Scientists have much more to learn about the delta variant, but Van Kerkhove said that there is some evidence of delta aerosols containing higher volumes of the coronavirus than other strains.
Other WHO officials, including Michael Ryan, the Executive Director, WHO Health Emergencies Programme, and Mariângela Simão, the Assistant Director General for Access to Medicines, Vaccines and Pharmaceuticals, echoed Van Kerkhove’s stance.
“We have to reduce our own exposure, so we get exposed to less virus, which is the infectious dose, and we have to ensure we’re wearing masks and doing other things to prevent us inhaling particles that will cause us to be sick,” Ryan said.
Simão also noted that vaccinations alone aren’t a foolproof way to halt transmission of the virus.

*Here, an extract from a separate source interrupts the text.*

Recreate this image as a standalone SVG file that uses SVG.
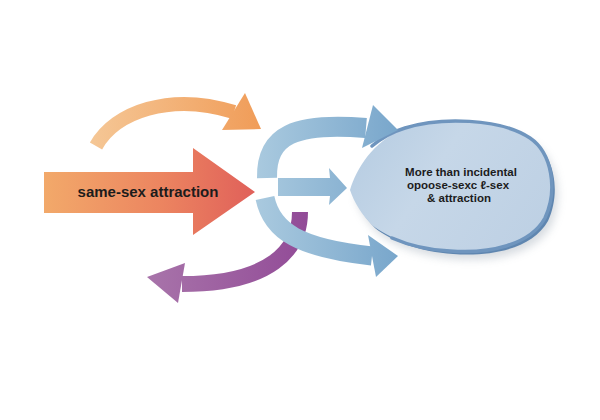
<svg xmlns="http://www.w3.org/2000/svg" width="600" height="420" viewBox="0 0 600 420">
  <defs>
    <linearGradient id="gBig" gradientUnits="userSpaceOnUse" x1="44" y1="0" x2="255" y2="0">
      <stop offset="0" stop-color="#f2a96a"/>
      <stop offset="0.55" stop-color="#ec8560"/>
      <stop offset="1" stop-color="#e0605a"/>
    </linearGradient>
    <linearGradient id="gOrange" gradientUnits="userSpaceOnUse" x1="90" y1="0" x2="262" y2="0">
      <stop offset="0" stop-color="#f5c796"/>
      <stop offset="1" stop-color="#f09c58"/>
    </linearGradient>
    <linearGradient id="gPurple" gradientUnits="userSpaceOnUse" x1="147" y1="0" x2="307" y2="0">
      <stop offset="0" stop-color="#a874aa"/>
      <stop offset="1" stop-color="#924b97"/>
    </linearGradient>
    <linearGradient id="gBlue" gradientUnits="userSpaceOnUse" x1="255" y1="0" x2="400" y2="0">
      <stop offset="0" stop-color="#aacadf"/>
      <stop offset="1" stop-color="#78a6cb"/>
    </linearGradient>
    <linearGradient id="gBubble" gradientUnits="userSpaceOnUse" x1="350" y1="120" x2="555" y2="255">
      <stop offset="0" stop-color="#b4cbe1"/>
      <stop offset="0.4" stop-color="#c6d7e8"/>
      <stop offset="1" stop-color="#bccfe3"/>
    </linearGradient>
    <filter id="soft" x="-20%" y="-20%" width="140%" height="140%">
      <feGaussianBlur stdDeviation="4"/>
    </filter>
    <path id="bubbleShape" d="M350,190 C357,168 372,142 405,128 C440,117 500,118 530,138 C552,153 558,190 545,218 C530,245 490,254 450,251 C418,249 388,238 372,225 C362,215 354,202 350,190 Z"/>
  </defs>
  <style>
    .lbl { font-family: "Liberation Sans", Arial, sans-serif; font-weight: bold; fill: #1c1c1c; text-anchor: middle; }
    .arc { fill: none; stroke-linecap: butt; }
  </style>
  <rect width="600" height="420" fill="#ffffff"/>

  <g id="same-sex-attraction">
    <path d="M44,172 L193,172 L193,148 L255,192 L193,235 L193,213 L44,213 Z" fill="url(#gBig)"/>
    <text class="lbl" x="148" y="197" font-size="15">same-sex attraction</text>
  </g>

  <g id="bubble">
    <use href="#bubbleShape" transform="translate(6,8)" fill="#8c9aa8" opacity="0.35" filter="url(#soft)"/>
    <use href="#bubbleShape" transform="translate(3,3)" fill="#5f86b0"/>
    <use href="#bubbleShape" fill="url(#gBubble)"/>
    <path d="M372,146 C385,135 395,131 405,128 C440,117 500,118 530,138 C552,153 558,190 545,218 C530,245 490,254 450,251 C428,250 408,245 392,238" fill="none" stroke="#6f95be" stroke-width="3.5" stroke-linecap="round"/>
    <text class="lbl" x="461" y="176" font-size="11.5">More than incidental</text>
    <text class="lbl" x="458" y="189" font-size="11.5">opoose-sexc ℓ-sex</text>
    <text class="lbl" x="459" y="202" font-size="11.5">&amp; attraction</text>
  </g>

  <g id="connectors">
    <g id="orange-arc">
      <path class="arc" d="M96,146 C115,112 170,92 234,112" stroke="url(#gOrange)" stroke-width="14"/>
      <polygon points="245,93 261,129 222,130" fill="url(#gOrange)"/>
    </g>
    <g id="purple-arc">
      <path class="arc" d="M300,212 C300,250 270,284 182,284" stroke="url(#gPurple)" stroke-width="16"/>
      <polygon points="185,263 147,277 178,303" fill="url(#gPurple)"/>
    </g>
    <g id="blue-top-arc">
      <path class="arc" d="M267,178 C266,135 295,122 366,128" stroke="url(#gBlue)" stroke-width="20"/>
      <polygon points="373,105 398,130 362,148" fill="url(#gBlue)"/>
    </g>
    <g id="blue-middle-arrow">
      <path d="M278,178 L330,178 L329,168 L347,188 L329,205 L330,196 L278,196 Z" fill="url(#gBlue)"/>
    </g>
    <g id="blue-bottom-arc">
      <path class="arc" d="M265,198 C272,232 300,248 372,256" stroke="url(#gBlue)" stroke-width="19"/>
      <polygon points="368,235 398,256 376,277" fill="url(#gBlue)"/>
    </g>
  </g>
</svg>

The U.S. may be proof of that. The CDC reports that 66.1 percent of Americans have had at least one COVID-19 vaccination, and community transmission is registering at “moderate.”
However, the delta variant, also called B.1.617.2, continues to increase its share of U.S. cases, composing 9.5 percent of all U.S. COVID-19 infections — a jump from 2.8 percent reported at the end of May.
Many states in the U.S. have since repealed previously implemented mask orders, including Alabama, Arizona, Colorado, Delaware, Florida, Idaho, Louisiana, Maryland, Mississippi, Montana, Ohio, South Carolina and Virginia.
Most of the current state-level policies have caveats to their mask rollbacks, including requiring face coverings in certain indoor atmospheres, among crowds, or for some professions.
Last week, a group of several Senate Republicans, led by Ted Cruz (R-Texas) and including Susan Collins (R-Maine), Jerry Moran (R-Kansas), Roger Wicker (R-Miss.), Cynthia Lummis (R-Wyo.) and Marsha Blackburn (R-Tenn.), introduced legislation to order the U.S. Centers for Disease Control and Prevention (CDC) to lift the mask mandate.
“Over 150 million people in the United States are fully vaccinated and mask mandates have been lifted across the country,” Cruz said. “It’s long past time for President Biden and the CDC to follow the science and end this mask mandate for fully vaccinated individuals.”